### Given information
= = =
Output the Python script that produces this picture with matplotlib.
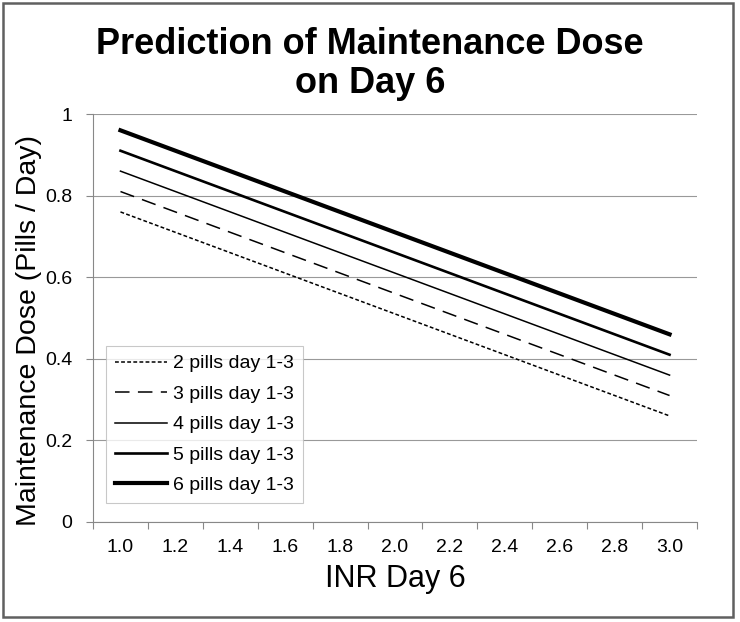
import matplotlib
matplotlib.use("Agg")
import matplotlib.pyplot as plt
from matplotlib.patches import Rectangle

plt.rcParams['font.family'] = ['Liberation Sans', 'DejaVu Sans']

# data
inr = ['1.0', '1.2', '1.4', '1.6', '1.8', '2.0', '2.2', '2.4', '2.6', '2.8', '3.0']
dose_2 = [0.76, 0.71, 0.66, 0.61, 0.56, 0.51, 0.46, 0.41, 0.36, 0.31, 0.26]
dose_3 = [0.81, 0.76, 0.71, 0.66, 0.61, 0.56, 0.51, 0.46, 0.41, 0.36, 0.31]
dose_4 = [0.86, 0.81, 0.76, 0.71, 0.66, 0.61, 0.56, 0.51, 0.46, 0.41, 0.36]
dose_5 = [0.91, 0.86, 0.81, 0.76, 0.71, 0.66, 0.61, 0.56, 0.51, 0.46, 0.41]
dose_6 = [0.96, 0.91, 0.86, 0.81, 0.76, 0.71, 0.66, 0.61, 0.56, 0.51, 0.46]
names = ['2 pills day 1-3', '3 pills day 1-3', '4 pills day 1-3',
         '5 pills day 1-3', '6 pills day 1-3']
y_ticks = [0, 0.2, 0.4, 0.6, 0.8, 1]
y_labels = ['0', '0.2', '0.4', '0.6', '0.8', '1']

fig = plt.figure(figsize=(7.4, 6.22), dpi=100)
ax = fig.add_axes([0.1257, 0.1608, 0.8162, 0.6559])

x = list(range(len(inr)))
ax.plot(x, dose_2, color='black', lw=1.1, dashes=(2.5, 1.5), label=names[0])
ax.plot(x, dose_3, color='black', lw=1.1, dashes=(9.5, 5.5), label=names[1])
ax.plot(x, dose_4, color='black', lw=1.1, label=names[2])
ax.plot(x, dose_5, color='black', lw=1.9, label=names[3])
ax.plot(x, dose_6, color='black', lw=3.0, label=names[4])

ax.set_xlim(-0.5, len(inr) - 0.5)
ax.set_ylim(0, 1)
ax.set_yticks(y_ticks)
ax.set_yticklabels(y_labels)
ax.set_xticks(x)
ax.set_xticklabels(inr)
ax.set_xticks([i - 0.5 for i in range(len(inr) + 1)], minor=True)
ax.tick_params(axis='x', which='major', length=0, labelsize=14, pad=12)
ax.tick_params(axis='x', which='minor', length=5, width=0.8, color='#888888')
ax.tick_params(axis='y', length=5, width=0.8, color='#888888', labelsize=14, pad=10)

ax.grid(axis='y', color='#999999', lw=0.8)
ax.set_axisbelow(True)
for s in ['top', 'right']:
    ax.spines[s].set_visible(False)
for s in ['left', 'bottom']:
    ax.spines[s].set_color('#888888')
    ax.spines[s].set_linewidth(0.8)

ax.set_xlabel('INR Day 6', fontsize=22, labelpad=6)
ax.set_ylabel('Maintenance Dose (Pills / Day)', fontsize=20.5)
ax.yaxis.set_label_coords(-0.084, 0.47)

leg = ax.legend(loc='lower left', bbox_to_anchor=(0.0215, 0.0466), borderaxespad=0,
                fontsize=14, frameon=True, fancybox=False, handlelength=2.7,
                handletextpad=0.3, labelspacing=0.66, borderpad=0.45)
leg.get_frame().set_edgecolor('#bbbbbb')
leg.get_frame().set_linewidth(0.8)

fig.text(0.5, 1 - 54 / 622, 'Prediction of Maintenance Dose', ha='center',
         va='baseline', fontsize=26, fontweight='bold')
fig.text(0.5, 1 - 93 / 622, 'on Day 6', ha='center', va='baseline',
         fontsize=26, fontweight='bold')

# outer frame of the chart
fig.patches.append(Rectangle((3 / 740, 5 / 622), 730 / 740, 614 / 622,
                             transform=fig.transFigure, fill=False,
                             edgecolor='#606060', lw=1.8))

plt.savefig('out.png', dpi=100)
= = =
From the first line above through the line containing "color='#888888', labelsize=14, pad=10)", copy everything exactly, without the pictures.

Output the Python script that produces this picture with matplotlib.
import matplotlib
matplotlib.use("Agg")
import matplotlib.pyplot as plt
from matplotlib.patches import Rectangle

plt.rcParams['font.family'] = ['Liberation Sans', 'DejaVu Sans']

# data
inr = ['1.0', '1.2', '1.4', '1.6', '1.8', '2.0', '2.2', '2.4', '2.6', '2.8', '3.0']
dose_2 = [0.76, 0.71, 0.66, 0.61, 0.56, 0.51, 0.46, 0.41, 0.36, 0.31, 0.26]
dose_3 = [0.81, 0.76, 0.71, 0.66, 0.61, 0.56, 0.51, 0.46, 0.41, 0.36, 0.31]
dose_4 = [0.86, 0.81, 0.76, 0.71, 0.66, 0.61, 0.56, 0.51, 0.46, 0.41, 0.36]
dose_5 = [0.91, 0.86, 0.81, 0.76, 0.71, 0.66, 0.61, 0.56, 0.51, 0.46, 0.41]
dose_6 = [0.96, 0.91, 0.86, 0.81, 0.76, 0.71, 0.66, 0.61, 0.56, 0.51, 0.46]
names = ['2 pills day 1-3', '3 pills day 1-3', '4 pills day 1-3',
         '5 pills day 1-3', '6 pills day 1-3']
y_ticks = [0, 0.2, 0.4, 0.6, 0.8, 1]
y_labels = ['0', '0.2', '0.4', '0.6', '0.8', '1']

fig = plt.figure(figsize=(7.4, 6.22), dpi=100)
ax = fig.add_axes([0.1257, 0.1608, 0.8162, 0.6559])

x = list(range(len(inr)))
ax.plot(x, dose_2, color='black', lw=1.1, dashes=(2.5, 1.5), label=names[0])
ax.plot(x, dose_3, color='black', lw=1.1, dashes=(9.5, 5.5), label=names[1])
ax.plot(x, dose_4, color='black', lw=1.1, label=names[2])
ax.plot(x, dose_5, color='black', lw=1.9, label=names[3])
ax.plot(x, dose_6, color='black', lw=3.0, label=names[4])

ax.set_xlim(-0.5, len(inr) - 0.5)
ax.set_ylim(0, 1)
ax.set_yticks(y_ticks)
ax.set_yticklabels(y_labels)
ax.set_xticks(x)
ax.set_xticklabels(inr)
ax.set_xticks([i - 0.5 for i in range(len(inr) + 1)], minor=True)
ax.tick_params(axis='x', which='major', length=0, labelsize=14, pad=12)
ax.tick_params(axis='x', which='minor', length=5, width=0.8, color='#888888')
ax.tick_params(axis='y', length=5, width=0.8, color='#888888', labelsize=14, pad=10)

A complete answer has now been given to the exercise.